* Start *

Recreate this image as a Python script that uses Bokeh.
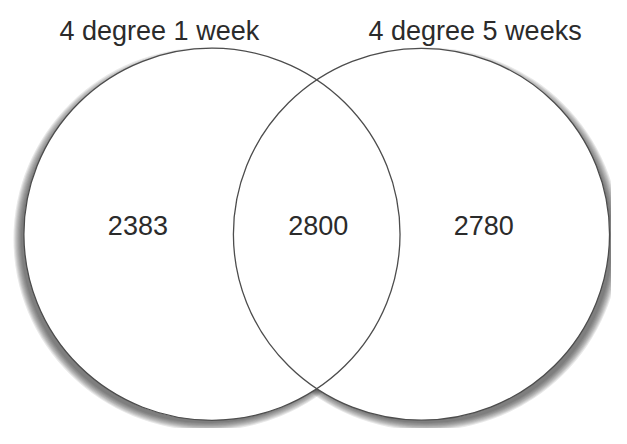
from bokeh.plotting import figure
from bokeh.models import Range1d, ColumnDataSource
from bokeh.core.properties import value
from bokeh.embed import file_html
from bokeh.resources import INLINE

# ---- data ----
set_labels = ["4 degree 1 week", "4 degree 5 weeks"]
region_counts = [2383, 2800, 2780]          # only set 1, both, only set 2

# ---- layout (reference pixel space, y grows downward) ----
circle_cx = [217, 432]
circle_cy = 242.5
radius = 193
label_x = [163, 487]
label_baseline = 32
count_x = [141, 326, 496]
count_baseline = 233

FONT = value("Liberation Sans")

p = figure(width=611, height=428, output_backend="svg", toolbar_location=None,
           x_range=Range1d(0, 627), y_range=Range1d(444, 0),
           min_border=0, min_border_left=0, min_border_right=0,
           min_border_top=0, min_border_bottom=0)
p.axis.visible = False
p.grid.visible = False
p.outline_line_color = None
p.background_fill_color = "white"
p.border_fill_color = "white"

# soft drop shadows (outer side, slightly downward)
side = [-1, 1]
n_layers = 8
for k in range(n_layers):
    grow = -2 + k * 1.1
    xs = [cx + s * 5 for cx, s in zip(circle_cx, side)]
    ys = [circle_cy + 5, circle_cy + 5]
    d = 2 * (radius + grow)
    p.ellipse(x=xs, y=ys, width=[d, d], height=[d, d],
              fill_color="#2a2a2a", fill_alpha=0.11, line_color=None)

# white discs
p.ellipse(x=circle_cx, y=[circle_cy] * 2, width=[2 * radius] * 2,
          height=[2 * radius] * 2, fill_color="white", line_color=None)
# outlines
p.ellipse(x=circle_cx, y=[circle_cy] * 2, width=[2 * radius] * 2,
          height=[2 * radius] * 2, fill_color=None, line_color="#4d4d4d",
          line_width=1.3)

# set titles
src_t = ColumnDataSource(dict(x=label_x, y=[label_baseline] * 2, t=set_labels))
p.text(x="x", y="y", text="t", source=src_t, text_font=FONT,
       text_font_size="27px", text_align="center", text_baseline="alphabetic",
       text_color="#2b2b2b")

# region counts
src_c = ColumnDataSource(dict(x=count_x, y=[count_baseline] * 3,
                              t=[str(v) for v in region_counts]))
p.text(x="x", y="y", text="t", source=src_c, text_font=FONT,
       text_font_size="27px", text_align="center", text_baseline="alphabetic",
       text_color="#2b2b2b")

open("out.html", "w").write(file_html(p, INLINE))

* End *

**WRITTEN REQUEST**
Are you able to set down all the lines above exactly, without any pictures?

**SOLVED PROBLEM**
Recreate this image as a Python script that uses Bokeh.
from bokeh.plotting import figure
from bokeh.models import Range1d, ColumnDataSource
from bokeh.core.properties import value
from bokeh.embed import file_html
from bokeh.resources import INLINE

# ---- data ----
set_labels = ["4 degree 1 week", "4 degree 5 weeks"]
region_counts = [2383, 2800, 2780]          # only set 1, both, only set 2

# ---- layout (reference pixel space, y grows downward) ----
circle_cx = [217, 432]
circle_cy = 242.5
radius = 193
label_x = [163, 487]
label_baseline = 32
count_x = [141, 326, 496]
count_baseline = 233

FONT = value("Liberation Sans")

p = figure(width=611, height=428, output_backend="svg", toolbar_location=None,
           x_range=Range1d(0, 627), y_range=Range1d(444, 0),
           min_border=0, min_border_left=0, min_border_right=0,
           min_border_top=0, min_border_bottom=0)
p.axis.visible = False
p.grid.visible = False
p.outline_line_color = None
p.background_fill_color = "white"
p.border_fill_color = "white"

# soft drop shadows (outer side, slightly downward)
side = [-1, 1]
n_layers = 8
for k in range(n_layers):
    grow = -2 + k * 1.1
    xs = [cx + s * 5 for cx, s in zip(circle_cx, side)]
    ys = [circle_cy + 5, circle_cy + 5]
    d = 2 * (radius + grow)
    p.ellipse(x=xs, y=ys, width=[d, d], height=[d, d],
              fill_color="#2a2a2a", fill_alpha=0.11, line_color=None)

# white discs
p.ellipse(x=circle_cx, y=[circle_cy] * 2, width=[2 * radius] * 2,
          height=[2 * radius] * 2, fill_color="white", line_color=None)
# outlines
p.ellipse(x=circle_cx, y=[circle_cy] * 2, width=[2 * radius] * 2,
          height=[2 * radius] * 2, fill_color=None, line_color="#4d4d4d",
          line_width=1.3)

# set titles
src_t = ColumnDataSource(dict(x=label_x, y=[label_baseline] * 2, t=set_labels))
p.text(x="x", y="y", text="t", source=src_t, text_font=FONT,
       text_font_size="27px", text_align="center", text_baseline="alphabetic",
       text_color="#2b2b2b")

# region counts
src_c = ColumnDataSource(dict(x=count_x, y=[count_baseline] * 3,
                              t=[str(v) for v in region_counts]))
p.text(x="x", y="y", text="t", source=src_c, text_font=FONT,
       text_font_size="27px", text_align="center", text_baseline="alphabetic",
       text_color="#2b2b2b")

open("out.html", "w").write(file_html(p, INLINE))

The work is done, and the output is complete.